“There are three elements in my work; painting, printmaking,
photography, and what emerges is the relationship.”

Because my characters exert their own power and individuality with such force, each piece is charged with emotion. That emotion becomes apparent the moment you seek it out. You realize my characters have gone through a volume of experiences. The emotionality, enthusiasm, and Southern experience apparent in the expression of my characters; sometimes bleak and passive eyes; others, direct and questioning stares are a reflection of myself and my relationship to that person. My work is a question of identifying with my characters – you must respond to their realness – to what they bring to you and what you can bring to them. That’s when the communication takes place. The viewer holds the final step in completing the piece – to respond to us both.

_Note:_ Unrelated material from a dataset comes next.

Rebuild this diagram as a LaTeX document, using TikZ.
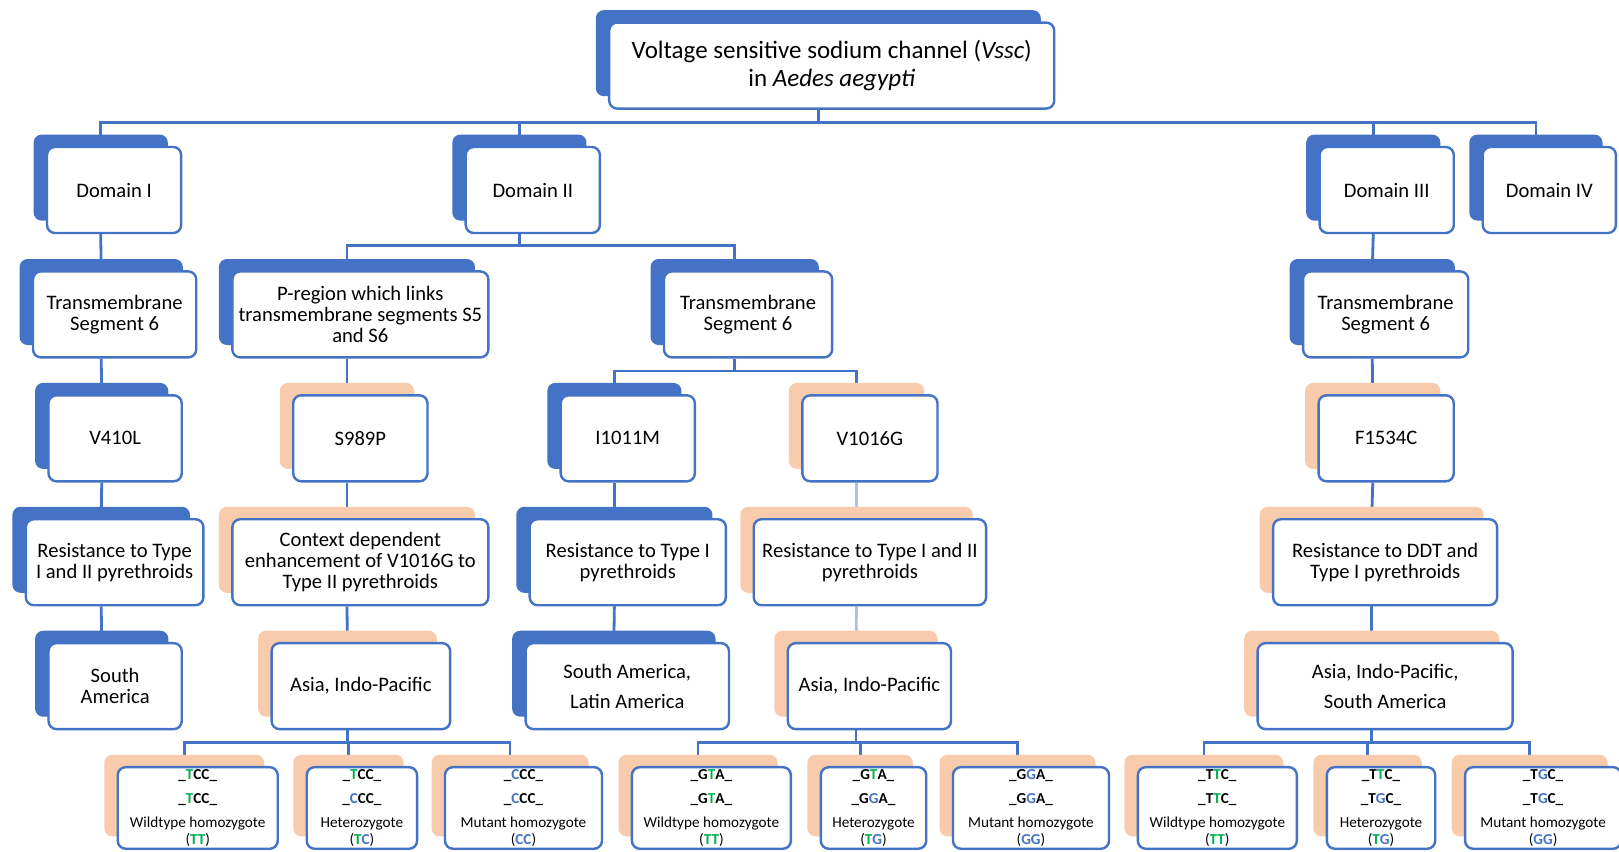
\documentclass[tikz,border=0pt]{standalone}
\usepackage{fontspec}
\setmainfont{Carlito}
\usetikzlibrary{shadows,backgrounds}
\definecolor{vblue}{HTML}{4472C4}
\definecolor{vpeach}{HTML}{F8CBAD}
\definecolor{vgreen}{HTML}{00B050}
\newcommand\wtb[1]{\textcolor{vgreen}{#1}}
\newcommand\mtb[1]{\textcolor{vblue}{#1}}
\tikzset{
  box/.style={draw=vblue, line width=1.2pt, fill=white, rounded corners=4pt,
    align=center, inner sep=1pt, minimum height=43pt,
    font=\fontsize{10.3}{10.6}\selectfont},
  bluebox/.style={box, general shadow={fill=vblue, shadow xshift=-6.7pt, shadow yshift=6.2pt}},
  peachbox/.style={box, general shadow={fill=vpeach, shadow xshift=-6.7pt, shadow yshift=6.2pt}},
  genbox/.style={peachbox, minimum height=40.8pt, font=\fontsize{7.6}{8.5}\selectfont},
  link/.style={draw=vblue, line width=1.4pt},
  stem/.style={xshift=-6.7pt},
}

\begin{document}
\begin{tikzpicture}[x=0.51625pt, y=-0.51625pt]
  \useasboundingbox (0,0) rectangle (1568,825);
  % root
  \node[bluebox, minimum width=222.5pt, font=\fontsize{12.5}{14}\selectfont] (vssc) at (805.5,63.5)
    {Voltage sensitive sodium channel (\textit{Vssc})\\ in \textit{Aedes aegypti}};
  % domains
  \node[bluebox, minimum width=67.1pt] (domI)   at (110.5,184) {Domain I};
  \node[bluebox, minimum width=67.1pt] (domII)  at (516,184)   {Domain II};
  \node[bluebox, minimum width=67.1pt] (domIII) at (1343,184)  {Domain III};
  \node[bluebox, minimum width=66.6pt] (domIV)  at (1500.5,184) {Domain IV};
  % segments
  \node[bluebox, minimum width=81.6pt] (tsI)  at (111,304.5)  {Transmembrane\\ Segment 6};
  \node[bluebox, minimum width=128pt]  (preg) at (349,304.5)  {P-region which links\\ transmembrane segments S5\\ and S6};
  \node[bluebox, minimum width=84.1pt] (tsII) at (724.5,304.5) {Transmembrane\\ Segment 6};
  \node[bluebox, minimum width=82.6pt] (tsIII) at (1342,304.5) {Transmembrane\\ Segment 6};
  % mutations
  \node[bluebox, minimum width=66.6pt]  (mV410)  at (111.5,424.5) {V410L};
  \node[peachbox, minimum width=67.1pt] (mS989)  at (349,424.5)   {S989P};
  \node[bluebox, minimum width=67.1pt]  (mI1011) at (608,424.5)   {I1011M};
  \node[peachbox, minimum width=67.6pt] (mV1016) at (842.5,424.5) {V1016G};
  \node[peachbox, minimum width=67.6pt] (mF1534) at (1342.5,424.5) {F1534C};
  % effects
  \node[bluebox, minimum width=88.8pt]   (rV410)  at (111,544.5)   {Resistance to Type\\ I and II pyrethroids};
  \node[peachbox, minimum width=128pt]   (rS989)  at (349,544.5)   {Context dependent\\ enhancement of V1016G to\\ Type II pyrethroids};
  \node[bluebox, minimum width=98.1pt]   (rI1011) at (608,544.5)   {Resistance to Type I\\ pyrethroids};
  \node[peachbox, minimum width=116.2pt] (rV1016) at (842.5,544.5) {Resistance to Type I and II\\ pyrethroids};
  \node[peachbox, minimum width=112pt]   (rF1534) at (1341.5,544.5) {Resistance to DDT and\\ Type I pyrethroids};
  % regions
  \node[bluebox, minimum width=66.6pt]   (gV410)  at (111.5,664.5)  {South\\ America};
  \node[peachbox, minimum width=89.3pt]  (gS989)  at (349.5,664.5)  {Asia, Indo-Pacific};
  \node[bluebox, minimum width=101.7pt]  (gI1011) at (607.5,664.5)  {South America,\\[4.5pt] Latin America};
  \node[peachbox, minimum width=81.6pt]  (gV1016) at (842,664.5)    {Asia, Indo-Pacific};
  \node[peachbox, minimum width=127.5pt] (gF1534) at (1341.5,664.5) {Asia, Indo-Pacific,\\[4.5pt] South America};
  % genotypes S989P
  \node[genbox, minimum width=80pt] (sTT) at (191.5,782.5)
    {\textbf{\_\wtb{T}CC\_}\\[3.4pt]\textbf{\_\wtb{T}CC\_}\\[3.4pt]Wildtype homozygote\\(\textbf{\wtb{TT}})};
  \node[genbox, minimum width=55.2pt] (sTC) at (350.5,782.5)
    {\textbf{\_\wtb{T}CC\_}\\[3.4pt]\textbf{\_\mtb{C}CC\_}\\[3.4pt]Heterozygote\\(\textbf{\wtb{T}\mtb{C}})};
  \node[genbox, minimum width=78.5pt] (sCC) at (507,782.5)
    {\textbf{\_\mtb{C}CC\_}\\[3.4pt]\textbf{\_\mtb{C}CC\_}\\[3.4pt]Mutant homozygote\\(\textbf{\mtb{CC}})};
  % genotypes V1016G
  \node[genbox, minimum width=79.5pt] (vTT) at (689,782.5)
    {\textbf{\_G\wtb{T}A\_}\\[3.4pt]\textbf{\_G\wtb{T}A\_}\\[3.4pt]Wildtype homozygote\\(\textbf{\wtb{TT}})};
  \node[genbox, minimum width=52.7pt] (vTG) at (846,782.5)
    {\textbf{\_G\wtb{T}A\_}\\[3.4pt]\textbf{\_G\mtb{G}A\_}\\[3.4pt]Heterozygote\\(\textbf{\wtb{T}\mtb{G}})};
  \node[genbox, minimum width=78pt] (vGG) at (998.5,782.5)
    {\textbf{\_G\mtb{G}A\_}\\[3.4pt]\textbf{\_G\mtb{G}A\_}\\[3.4pt]Mutant homozygote\\(\textbf{\mtb{GG}})};
  % genotypes F1534C
  \node[genbox, minimum width=79.5pt] (fTT) at (1179,782.5)
    {\textbf{\_T\wtb{T}C\_}\\[3.4pt]\textbf{\_T\wtb{T}C\_}\\[3.4pt]Wildtype homozygote\\(\textbf{\wtb{TT}})};
  \node[genbox, minimum width=54.2pt] (fTG) at (1337.5,782.5)
    {\textbf{\_T\wtb{T}C\_}\\[3.4pt]\textbf{\_T\mtb{G}C\_}\\[3.4pt]Heterozygote\\(\textbf{\wtb{T}\mtb{G}})};
  \node[genbox, minimum width=78pt] (fGG) at (1494.5,782.5)
    {\textbf{\_T\mtb{G}C\_}\\[3.4pt]\textbf{\_T\mtb{G}C\_}\\[3.4pt]Mutant homozygote\\(\textbf{\mtb{GG}})};

  \begin{pgfonlayer}{background}
    \draw[link] ([stem]vssc.south) -- ++(0,12) coordinate (b0);
    \foreach \n in {domI,domII,domIII,domIV}
      \draw[link] (b0) -| ([stem]\n.north);
    \draw[link] ([stem]domII.south) -- ++(0,11) coordinate (b1);
    \foreach \n in {preg,tsII}
      \draw[link] (b1) -| ([stem]\n.north);
    \draw[link] ([stem]tsII.south) -- ++(0,12) coordinate (b2);
    \foreach \n in {mI1011,mV1016}
      \draw[link] (b2) -| ([stem]\n.north);
    % straight chains
    \draw[link] ([stem]domI.south) -- ([stem]tsI.north);
    \draw[link] ([stem]tsI.south) -- ([stem]mV410.north);
    \draw[link] ([stem]mV410.south) -- ([stem]rV410.north);
    \draw[link] ([stem]rV410.south) -- ([stem]gV410.north);
    \draw[link] ([stem]preg.south) -- ([stem]mS989.north);
    \draw[link] ([stem]mS989.south) -- ([stem]rS989.north);
    \draw[link] ([stem]rS989.south) -- ([stem]gS989.north);
    \draw[link] ([stem]mI1011.south) -- ([stem]rI1011.north);
    \draw[link] ([stem]rI1011.south) -- ([stem]gI1011.north);
    \draw[link, draw=vblue!45] ([stem]mV1016.south) -- ([stem]rV1016.north);
    \draw[link, draw=vblue!45] ([stem]rV1016.south) -- ([stem]gV1016.north);
    \draw[link] ([stem]domIII.south) -- ([stem]tsIII.north);
    \draw[link] ([stem]tsIII.south) -- ([stem]mF1534.north);
    \draw[link] ([stem]mF1534.south) -- ([stem]rF1534.north);
    \draw[link] ([stem]rF1534.south) -- ([stem]gF1534.north);
    % genotype buses
    \draw[link] ([stem]gS989.south) -- ++(0,12) coordinate (b3);
    \foreach \n in {sTT,sTC,sCC}
      \draw[link] (b3) -| ([stem]\n.north);
    \draw[link] ([stem]gV1016.south) -- ++(0,12) coordinate (b4);
    \foreach \n in {vTT,vTG,vGG}
      \draw[link] (b4) -| ([stem]\n.north);
    \draw[link] ([stem]gF1534.south) -- ++(0,12) coordinate (b5);
    \foreach \n in {fTT,fTG,fGG}
      \draw[link] (b5) -| ([stem]\n.north);
  \end{pgfonlayer}
\end{tikzpicture}
\end{document}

“… my characters have gone through a volume of experiences.”

“H.C. Porter depicts people in ordinary settings; a woman shelling peas, a man sitting on his front porch, kids playing basketball.” The artist’s statement reads, “… my characters have gone through a volume of experiences.” The same is true of Porter herself. Her work has attracted noteworthy attention for its quality and sometimes controversial content.

Her mixed-media paintings begin as black and white portraits of her Millsaps Avenue neighbors, where she has been working since 1987. Using a printing technique called serigraphy, Porter screens her photographs onto paper and begins painting. It is an unusual process but it’s one that reflects a way of life. Beneath the vibrant colors are the black and white images that begin each piece.

” The work I do won’t change the lives represented in my paintings but it does change the viewers who live with my work.
That’s what’s important to me.”

Her unique style began in December of 1992. “The neighborhood kids have always been an ever present presence around my studio”. Early impromptu coloring sessions triggered the idea for “Avenue for Art”, a grant-funded neighborhood art project teaching the importance of art, how to appreciate it and the opportunity to express their creativity through art. For five summers Porter worked with the kids, ages 8-12, taking photographs of many of them which she would later find creeping into her work.

You wouldn’t believe how many people expect me to be a black male. When they see my work and the name H.C. Porter from Jackson, Mississippi, they just expect me to be someone else,” says Porter. As Mississippi’s Pulitzer prize winning author, Eudora Welty, has written of her own photographs taken in Mississippi in the 1930’s, “…the photographs of black persons by a white person may not testify soon again to such intimacy.” However, it is evident from Porter’s work that she is “…moving through the scene openly and yet invisible” because she is “part of it, taken for granted” as Ms. Welty was in her years.